How irony is revealed in the poem "john brown"?
Answers
Explanation:
John Brown is a poem that blisters with anti-war sentiments. It has satire, irony, pathos, and a barely-concealed appeal to the readers to see the futility of wars. Like all mothers, John Brown’s mother wanted her son to return home with gallantry medals hanging from his chest. She was naive, and ill-informed. In wars, soldiers die painful deaths. Only a miniscule number survive and are decorated. John Brown survived and returned with medals, but for the rest of his life, he would hate wars. Such was his tragedy. Bob Dylan seems to have captured the emotions of a WW1 soldier with remarkable sincerity. That’s why, his underlying message appears so powerful.
John Brown, like the only son of Rudyard Kipling, heard a highly romanticized version of war from his mother. War was portrayed as honorable, chivalrous, patriotic, and masculine. Every young man should cherish a chance to fight for their motherland. It was an utterly convoluted perception cultivated by the war-time leaders. But, the realities of the battlefield, the slush, the mangled body parts of friends, and the roar of enemy guns nearby completely disorients a young soldier. Kipling, was so disenchanted with the war that he wrote,
And there lay gentlemen from out of all the seas
That ever called him King.
‘Twixt Nieuport sands and the eastward lands where the Four Red Rivers spring,
Five hundred thousand gentlemen of those that served their King.
”
— from the poem “The King’s Pilgrimage”, by Rudyard Kipling[7]

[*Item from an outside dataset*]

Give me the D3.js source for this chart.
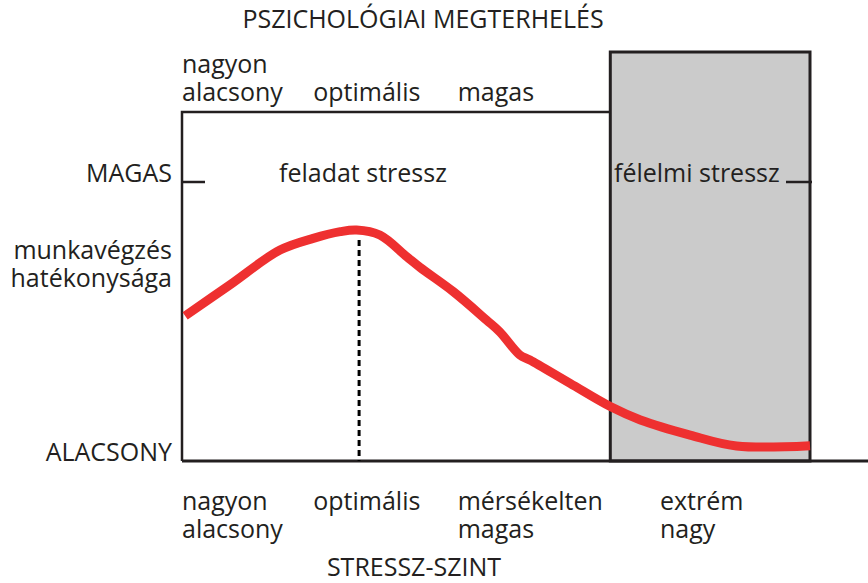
<!DOCTYPE html>
<html>
<head>
<meta charset="utf-8">
<script src="https://cdn.jsdelivr.net/npm/d3@7"></script>
<style>
  body { margin: 0; background: #fff; }
  text { font-family: "Open Sans", "Noto Sans", sans-serif; fill: #231F20; }
</style>
</head>
<body>
<svg id="chart" width="868" height="583"></svg>
<script>
// stress level (0-100) vs work performance (0 = ALACSONY, 100 = MAGAS)
var stressLevel = [0.5, 7.6, 15.6, 20.9, 25.2, 27.8, 31.5, 35.8, 37.9, 43.2, 48.5, 50.6, 53.8, 55.4, 61.8, 68.2, 73.0, 80.9, 88.3, 100];
var performance = [52.0, 63.1, 75.6, 79.8, 82.2, 82.8, 81.0, 73.2, 69.4, 60.7, 50.5, 46.3, 38.0, 36.2, 27.8, 19.5, 14.7, 9.3, 5.4, 5.5];

var bottomCategories = [["nagyon", "alacsony"], ["optimális"], ["mérsékelten", "magas"], ["extrém", "nagy"]];
var bottomCategoryAt = [0, 20.9, 43.9, 76.1];
var topCategories = [["nagyon", "alacsony"], ["optimális"], ["magas"]];
var topCategoryAt = [0, 20.9, 43.9];

var yTicks = ["ALACSONY", "MAGAS"];
var optimum = 28.2;      // dotted line
var fearStart = 68.2;    // gray "félelmi stressz" zone

var INK = '#231F20';
var RED = '#EE3030';
var FS = 25;
var LEAD = 28;

var svg = d3.select('#chart');

var x = d3.scaleLinear().domain([0, 100]).range([182, 810]);
var y = d3.scaleLinear().domain([0, 100]).range([461, 182]);
var frameTop = 112, boxTop = 52;

// gray zone
svg.append('rect')
    .attr('x', x(fearStart))
    .attr('y', boxTop)
    .attr('width', x(100) - x(fearStart))
    .attr('height', y(0) - boxTop)
    .attr('fill', '#CBCBCB')
    .attr('stroke', INK)
    .attr('stroke-width', 3);

// frame: top line + left axis
svg.append('path')
    .attr('d', 'M' + x(fearStart) + ',' + frameTop + 'H' + x(0) + 'V' + y(0))
    .attr('fill', 'none')
    .attr('stroke', INK)
    .attr('stroke-width', 2.5);

// bottom axis line
svg.append('line')
    .attr('x1', x(0)).attr('x2', 868)
    .attr('y1', y(0)).attr('y2', y(0))
    .attr('stroke', INK)
    .attr('stroke-width', 3);

// MAGAS ticks on both sides
svg.append('line')
    .attr('x1', x(0)).attr('x2', x(0) + 23)
    .attr('y1', y(100)).attr('y2', y(100))
    .attr('stroke', INK).attr('stroke-width', 2.5);
svg.append('line')
    .attr('x1', x(100) - 24).attr('x2', x(100) + 2)
    .attr('y1', y(100)).attr('y2', y(100))
    .attr('stroke', INK).attr('stroke-width', 2.5);

// dotted optimum line
var peak = d3.max(performance);
svg.append('line')
    .attr('x1', x(optimum)).attr('x2', x(optimum))
    .attr('y1', y(peak) + 10).attr('y2', y(0))
    .attr('stroke', '#000')
    .attr('stroke-width', 3)
    .attr('stroke-dasharray', '6,4');

// performance curve
var line = d3.line()
    .x(function (d, i) { return x(stressLevel[i]); })
    .y(function (d) { return y(d); })
    .curve(d3.curveCatmullRom.alpha(0.5));

svg.append('path')
    .datum(performance)
    .attr('d', line)
    .attr('fill', 'none')
    .attr('stroke', RED)
    .attr('stroke-width', 9)
    .attr('stroke-linejoin', 'round');

// labels, one text element per line
function label(s, px, py, anchor) {
  return svg.append('text')
      .attr('x', px).attr('y', py)
      .attr('text-anchor', anchor || 'start')
      .style('font-size', FS + 'px')
      .text(s);
}
function multiline(lines, px, py, anchor) {
  lines.forEach(function (s, i) { label(s, px, py + i * LEAD, anchor); });
}

label('PSZICHOLÓGIAI MEGTERHELÉS', 423, 28, 'middle');

topCategories.forEach(function (c, i) {
  multiline(c, x(topCategoryAt[i]), c.length > 1 ? 73 : 101);
});

bottomCategories.forEach(function (c, i) {
  multiline(c, x(bottomCategoryAt[i]), 510);
});

label('STRESSZ-SZINT', 414, 576, 'middle');
label('feladat stressz', 279, 182);
label('félelmi stressz', 614, 182);

// y labels
label(yTicks[1], 172, y(100), 'end');
label(yTicks[0], 172, y(0), 'end');
multiline(['munkavégzés', 'hatékonysága'], 172, 259, 'end');
</script>
</body>
</html>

Brown survived the war unlike Rudyard Kipling’s son, but he was too crippled to be identified even by his mother. The bedraggled son drops his war medals on his mother and walks off. The irony of this scene is hard to ignore.
In the same way, one can refer to Alfred Owen’s poem where he writes,
“My subject is war, and the pity of war. The poetry is in the pity.”
Wilfred Owen wrote these lines in May 1918. He has escaped death, and had come home badly bruised, just like John Brown.
In all the three cases cited above, it is the mothers who bore the worst fate. Kipling’s son died in the battlefield. Owen suffered the same fate. Only John Brown could manage to return.
BoB Dylan is a non-conventional person who wants to sing and dance with his audience. So, he picks up themes that are universal in appeal. Before the war, nationalistic sentiments are whipped up to reach a crescendo, and thousands of un-suspecting young men jump to the fray, only to be disillusioned soon as the war’s ugly face unfolds.
Bob Dylan’s poem touches a raw nerve in the readers’ minds and convinces them about the futility of war. So, we all owe Bob a sense of gratitude for driving home this message so effectively.